- **DATA SECTION**
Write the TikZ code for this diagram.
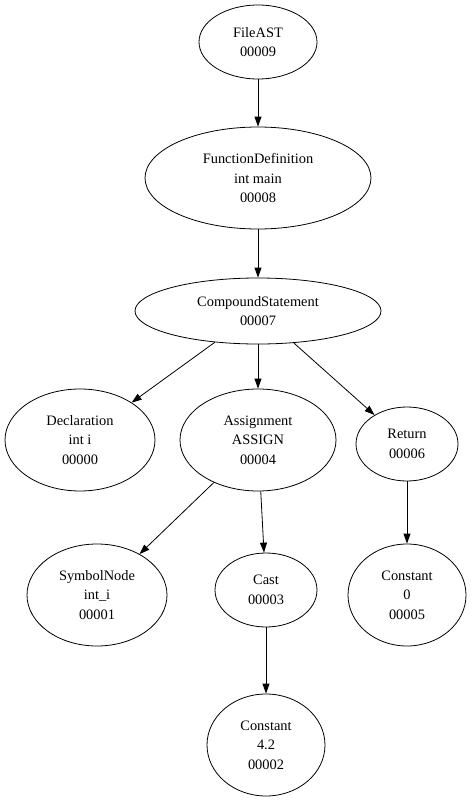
\documentclass[tikz,border=0pt]{standalone}
\usepackage{fontspec}
\setmainfont{Liberation Serif}
\usetikzlibrary{shapes.geometric,arrows.meta}
\begin{document}
\begin{tikzpicture}[x=1pt,y=-1pt,
  nd/.style={ellipse,draw,line width=0.8pt,inner sep=0pt,align=center,
    font=\fontsize{14.4}{19.5}\selectfont},
  ed/.style={draw,line width=0.8pt,-{Triangle[length=10pt,width=7pt]}}]
\useasboundingbox (0,0) rectangle (473,800);
\node[nd,minimum width=118,minimum height=74] (fa) at (258,42) {FileAST\\00009};
\node[nd,minimum width=226,minimum height=102] (fd) at (258,178) {FunctionDefinition\\int main\\00008};
\node[nd,minimum width=246,minimum height=66] (cs) at (258,311) {CompoundStatement\\00007};
\node[nd,minimum width=150,minimum height=102] (de) at (80,440) {Declaration\\int i\\00000};
\node[nd,minimum width=156,minimum height=102] (as) at (258,440) {Assignment\\ASSIGN\\00004};
\node[nd,minimum width=102,minimum height=74] (re) at (407,444) {Return\\00006};
\node[nd,minimum width=140,minimum height=102] (sy) at (97,595) {SymbolNode\\int\_i\\00001};
\node[nd,minimum width=102,minimum height=74] (ca) at (266,590) {Cast\\00003};
\node[nd,minimum width=118,minimum height=102] (c0) at (407,595) {Constant\\0\\00005};
\node[nd,minimum width=118,minimum height=102] (c4) at (266,745) {Constant\\4.2\\00002};
\draw[ed] (fa) -- (fd);
\draw[ed] (fd) -- (cs);
\draw[ed] (cs) -- (de);
\draw[ed] (cs) -- (as);
\draw[ed] (cs) -- (re);
\draw[ed] (as) -- (sy);
\draw[ed] (as) -- (ca);
\draw[ed] (ca) -- (c4);
\draw[ed] (re) -- (c0);
\end{tikzpicture}
\end{document}
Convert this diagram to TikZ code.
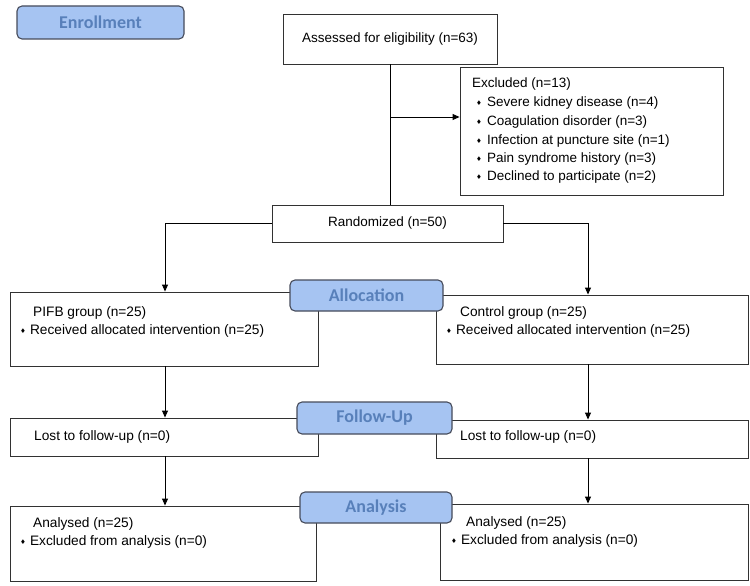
\documentclass[tikz,border=0pt]{standalone}
\usepackage{fontspec}
\setmainfont{Liberation Sans}
\newfontfamily\lblfont{Carlito}
\newfontfamily\symfont{DejaVu Sans}
\usetikzlibrary{arrows.meta,fit}
\definecolor{lblfill}{RGB}{166,196,242}
\definecolor{lbltext}{RGB}{88,128,186}
\definecolor{lblborder}{RGB}{70,75,90}
\definecolor{boxline}{RGB}{50,50,50}
\newcommand{\bul}{{\symfont\fontsize{6.5}{8}\selectfont\raisebox{1pt}{♦}}}
\begin{document}
\begin{tikzpicture}[x=1pt,y=-1pt,
  box/.style={draw=boxline, line width=0.9pt, fill=white, inner sep=0pt},
  lbl/.style={draw=lblborder, line width=1.1pt, fill=lblfill, rounded corners=5pt, inner sep=0pt},
  lbltxt/.style={text=lbltext, font=\lblfont\bfseries\fontsize{18}{21}\selectfont, inner sep=0pt},
  txt/.style={anchor=west, inner sep=0pt, font=\fontsize{13.5}{16}\selectfont},
  ltxt/.style={anchor=west, inner sep=0pt, font=\fontsize{13.7}{16}\selectfont},
  ctxt/.style={inner sep=0pt, font=\fontsize{13.5}{16}\selectfont},
  arr/.style={-{Triangle[length=7pt,width=6pt]}, line width=0.9pt},
  ln/.style={line width=0.9pt}]
\useasboundingbox (0,0) rectangle (750,586);

% main boxes
\node[box, fit={(283,14) (497,64)}] (assess) {};
\node[ctxt] (assessT) at (assess) {Assessed for eligibility (n=63)};

\node[box, fit={(460,67) (723,195)}] (excl) {};
\node[txt] (ex0) at (472,84) {Excluded (n=13)};
\node[txt] (ex1) at (476,103) {\bul\hspace{5pt}Severe kidney disease (n=4)};
\node[txt] (ex2) at (476,122) {\bul\hspace{5pt}Coagulation disorder (n=3)};
\node[txt] (ex3) at (476,141) {\bul\hspace{5pt}Infection at puncture site (n=1)};
\node[txt] (ex4) at (476,159) {\bul\hspace{5pt}Pain syndrome history (n=3)};
\node[txt] (ex5) at (476,177) {\bul\hspace{5pt}Declined to participate (n=2)};

\node[box, fit={(272,205) (503,242)}] (rand) {};
\node[ctxt] (randT) at (rand) {Randomized (n=50)};

\node[box, fit={(10,292) (318,366)}] (pifb) {};
\node[ltxt] (pifb1) at (33,313) {PIFB group (n=25)};
\node[ltxt] (pifb2) at (20,331) {\bul\hspace{4pt}Received allocated intervention (n=25)};

\node[box, fit={(436,295) (748,364)}] (ctrl) {};
\node[ltxt] (ctrl1) at (460,313) {Control group (n=25)};
\node[ltxt] (ctrl2) at (446,331) {\bul\hspace{4pt}Received allocated intervention (n=25)};

\node[box, fit={(10,418) (318,456)}] (lostL) {};
\node[ltxt] (lostL1) at (34,437) {Lost to follow-up (n=0)};

\node[box, fit={(436,420) (748,458)}] (lostR) {};
\node[ltxt] (lostR1) at (460,437) {Lost to follow-up (n=0)};

\node[box, fit={(10,506) (316,581)}] (anaL) {};
\node[ltxt] (anaL1) at (33,524) {Analysed (n=25)};
\node[ltxt] (anaL2) at (20,542) {\bul\hspace{4pt}Excluded from analysis (n=0)};

\node[box, fit={(440,504) (748,580)}] (anaR) {};
\node[ltxt] (anaR1) at (466,523) {Analysed (n=25)};
\node[ltxt] (anaR2) at (451,541) {\bul\hspace{4pt}Excluded from analysis (n=0)};

% connectors
\coordinate (cx) at (390,117);
\coordinate (lx) at (165,0);
\coordinate (rx) at (588,0);
\draw[ln] (assess.south -| cx) -- (rand.north -| cx);
\draw[arr] (cx) -- (cx -| excl.west);
\draw[arr] (rand.west) -| (pifb.north -| lx);
\draw[arr] (rand.east) -| (ctrl.north -| rx);
\draw[arr] (pifb.south -| lx) -- (lostL.north -| lx);
\draw[arr] (ctrl.south -| rx) -- (lostR.north -| rx);
\draw[arr] (lostL.south -| lx) -- (anaL.north -| lx);
\draw[arr] (lostR.south -| rx) -- (anaR.north -| rx);

% stage labels
\node[lbl, fit={(17,6) (184,39)}] (enroll) {};
\node[lbltxt] (enrollT) at (enroll) {Enrollment};
\node[lbl, fit={(290,280) (443,311)}] (alloc) {};
\node[lbltxt] (allocT) at (alloc) {Allocation};
\node[lbl, fit={(297,402) (452,434)}] (follow) {};
\node[lbltxt] (followT) at (follow) {Follow-Up};
\node[lbl, fit={(300,492) (452,523)}] (analysis) {};
\node[lbltxt] (analysisT) at (analysis) {Analysis};
\end{tikzpicture}
\end{document}
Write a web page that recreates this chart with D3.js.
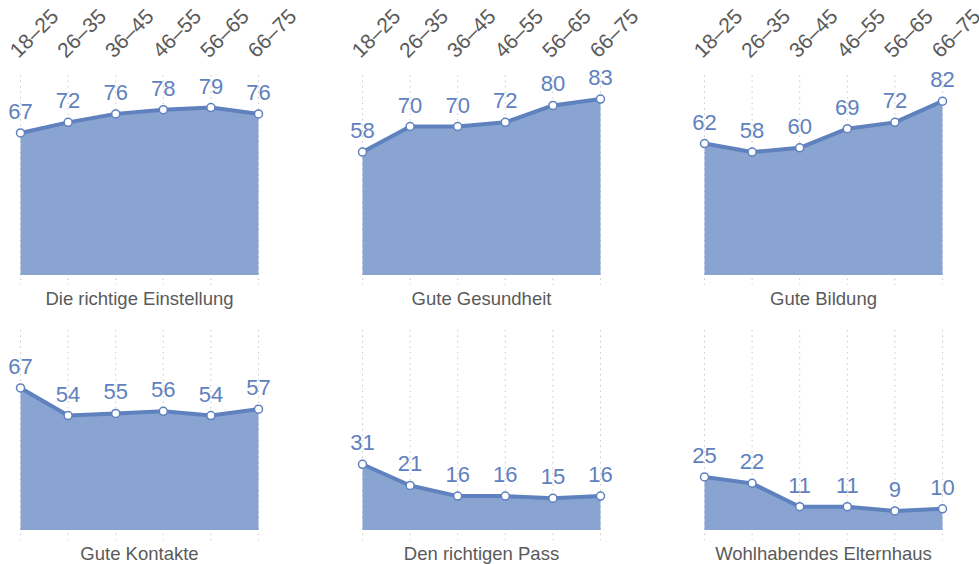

- **WHAT YOU SHOULD DO**
Repeat the records above verbatim, with no pictures in the result.

- **EXERCISE RESPONSE**
Write the TikZ code for this diagram.
\documentclass[tikz,border=0pt]{standalone}
\usepackage{fontspec}
\setmainfont{Liberation Serif}
\usetikzlibrary{shapes.geometric,arrows.meta}
\begin{document}
\begin{tikzpicture}[x=1pt,y=-1pt,
  nd/.style={ellipse,draw,line width=0.8pt,inner sep=0pt,align=center,
    font=\fontsize{14.4}{19.5}\selectfont},
  ed/.style={draw,line width=0.8pt,-{Triangle[length=10pt,width=7pt]}}]
\useasboundingbox (0,0) rectangle (473,800);
\node[nd,minimum width=118,minimum height=74] (fa) at (258,42) {FileAST\\00009};
\node[nd,minimum width=226,minimum height=102] (fd) at (258,178) {FunctionDefinition\\int main\\00008};
\node[nd,minimum width=246,minimum height=66] (cs) at (258,311) {CompoundStatement\\00007};
\node[nd,minimum width=150,minimum height=102] (de) at (80,440) {Declaration\\int i\\00000};
\node[nd,minimum width=156,minimum height=102] (as) at (258,440) {Assignment\\ASSIGN\\00004};
\node[nd,minimum width=102,minimum height=74] (re) at (407,444) {Return\\00006};
\node[nd,minimum width=140,minimum height=102] (sy) at (97,595) {SymbolNode\\int\_i\\00001};
\node[nd,minimum width=102,minimum height=74] (ca) at (266,590) {Cast\\00003};
\node[nd,minimum width=118,minimum height=102] (c0) at (407,595) {Constant\\0\\00005};
\node[nd,minimum width=118,minimum height=102] (c4) at (266,745) {Constant\\4.2\\00002};
\draw[ed] (fa) -- (fd);
\draw[ed] (fd) -- (cs);
\draw[ed] (cs) -- (de);
\draw[ed] (cs) -- (as);
\draw[ed] (cs) -- (re);
\draw[ed] (as) -- (sy);
\draw[ed] (as) -- (ca);
\draw[ed] (ca) -- (c4);
\draw[ed] (re) -- (c0);
\end{tikzpicture}
\end{document}
Convert this diagram to TikZ code.
\documentclass[tikz,border=0pt]{standalone}
\usepackage{fontspec}
\setmainfont{Liberation Sans}
\newfontfamily\lblfont{Carlito}
\newfontfamily\symfont{DejaVu Sans}
\usetikzlibrary{arrows.meta,fit}
\definecolor{lblfill}{RGB}{166,196,242}
\definecolor{lbltext}{RGB}{88,128,186}
\definecolor{lblborder}{RGB}{70,75,90}
\definecolor{boxline}{RGB}{50,50,50}
\newcommand{\bul}{{\symfont\fontsize{6.5}{8}\selectfont\raisebox{1pt}{♦}}}
\begin{document}
\begin{tikzpicture}[x=1pt,y=-1pt,
  box/.style={draw=boxline, line width=0.9pt, fill=white, inner sep=0pt},
  lbl/.style={draw=lblborder, line width=1.1pt, fill=lblfill, rounded corners=5pt, inner sep=0pt},
  lbltxt/.style={text=lbltext, font=\lblfont\bfseries\fontsize{18}{21}\selectfont, inner sep=0pt},
  txt/.style={anchor=west, inner sep=0pt, font=\fontsize{13.5}{16}\selectfont},
  ltxt/.style={anchor=west, inner sep=0pt, font=\fontsize{13.7}{16}\selectfont},
  ctxt/.style={inner sep=0pt, font=\fontsize{13.5}{16}\selectfont},
  arr/.style={-{Triangle[length=7pt,width=6pt]}, line width=0.9pt},
  ln/.style={line width=0.9pt}]
\useasboundingbox (0,0) rectangle (750,586);

% main boxes
\node[box, fit={(283,14) (497,64)}] (assess) {};
\node[ctxt] (assessT) at (assess) {Assessed for eligibility (n=63)};

\node[box, fit={(460,67) (723,195)}] (excl) {};
\node[txt] (ex0) at (472,84) {Excluded (n=13)};
\node[txt] (ex1) at (476,103) {\bul\hspace{5pt}Severe kidney disease (n=4)};
\node[txt] (ex2) at (476,122) {\bul\hspace{5pt}Coagulation disorder (n=3)};
\node[txt] (ex3) at (476,141) {\bul\hspace{5pt}Infection at puncture site (n=1)};
\node[txt] (ex4) at (476,159) {\bul\hspace{5pt}Pain syndrome history (n=3)};
\node[txt] (ex5) at (476,177) {\bul\hspace{5pt}Declined to participate (n=2)};

\node[box, fit={(272,205) (503,242)}] (rand) {};
\node[ctxt] (randT) at (rand) {Randomized (n=50)};

\node[box, fit={(10,292) (318,366)}] (pifb) {};
\node[ltxt] (pifb1) at (33,313) {PIFB group (n=25)};
\node[ltxt] (pifb2) at (20,331) {\bul\hspace{4pt}Received allocated intervention (n=25)};

\node[box, fit={(436,295) (748,364)}] (ctrl) {};
\node[ltxt] (ctrl1) at (460,313) {Control group (n=25)};
\node[ltxt] (ctrl2) at (446,331) {\bul\hspace{4pt}Received allocated intervention (n=25)};

\node[box, fit={(10,418) (318,456)}] (lostL) {};
\node[ltxt] (lostL1) at (34,437) {Lost to follow-up (n=0)};

\node[box, fit={(436,420) (748,458)}] (lostR) {};
\node[ltxt] (lostR1) at (460,437) {Lost to follow-up (n=0)};

\node[box, fit={(10,506) (316,581)}] (anaL) {};
\node[ltxt] (anaL1) at (33,524) {Analysed (n=25)};
\node[ltxt] (anaL2) at (20,542) {\bul\hspace{4pt}Excluded from analysis (n=0)};

\node[box, fit={(440,504) (748,580)}] (anaR) {};
\node[ltxt] (anaR1) at (466,523) {Analysed (n=25)};
\node[ltxt] (anaR2) at (451,541) {\bul\hspace{4pt}Excluded from analysis (n=0)};

% connectors
\coordinate (cx) at (390,117);
\coordinate (lx) at (165,0);
\coordinate (rx) at (588,0);
\draw[ln] (assess.south -| cx) -- (rand.north -| cx);
\draw[arr] (cx) -- (cx -| excl.west);
\draw[arr] (rand.west) -| (pifb.north -| lx);
\draw[arr] (rand.east) -| (ctrl.north -| rx);
\draw[arr] (pifb.south -| lx) -- (lostL.north -| lx);
\draw[arr] (ctrl.south -| rx) -- (lostR.north -| rx);
\draw[arr] (lostL.south -| lx) -- (anaL.north -| lx);
\draw[arr] (lostR.south -| rx) -- (anaR.north -| rx);

% stage labels
\node[lbl, fit={(17,6) (184,39)}] (enroll) {};
\node[lbltxt] (enrollT) at (enroll) {Enrollment};
\node[lbl, fit={(290,280) (443,311)}] (alloc) {};
\node[lbltxt] (allocT) at (alloc) {Allocation};
\node[lbl, fit={(297,402) (452,434)}] (follow) {};
\node[lbltxt] (followT) at (follow) {Follow-Up};
\node[lbl, fit={(300,492) (452,523)}] (analysis) {};
\node[lbltxt] (analysisT) at (analysis) {Analysis};
\end{tikzpicture}
\end{document}
Write a web page that recreates this chart with D3.js.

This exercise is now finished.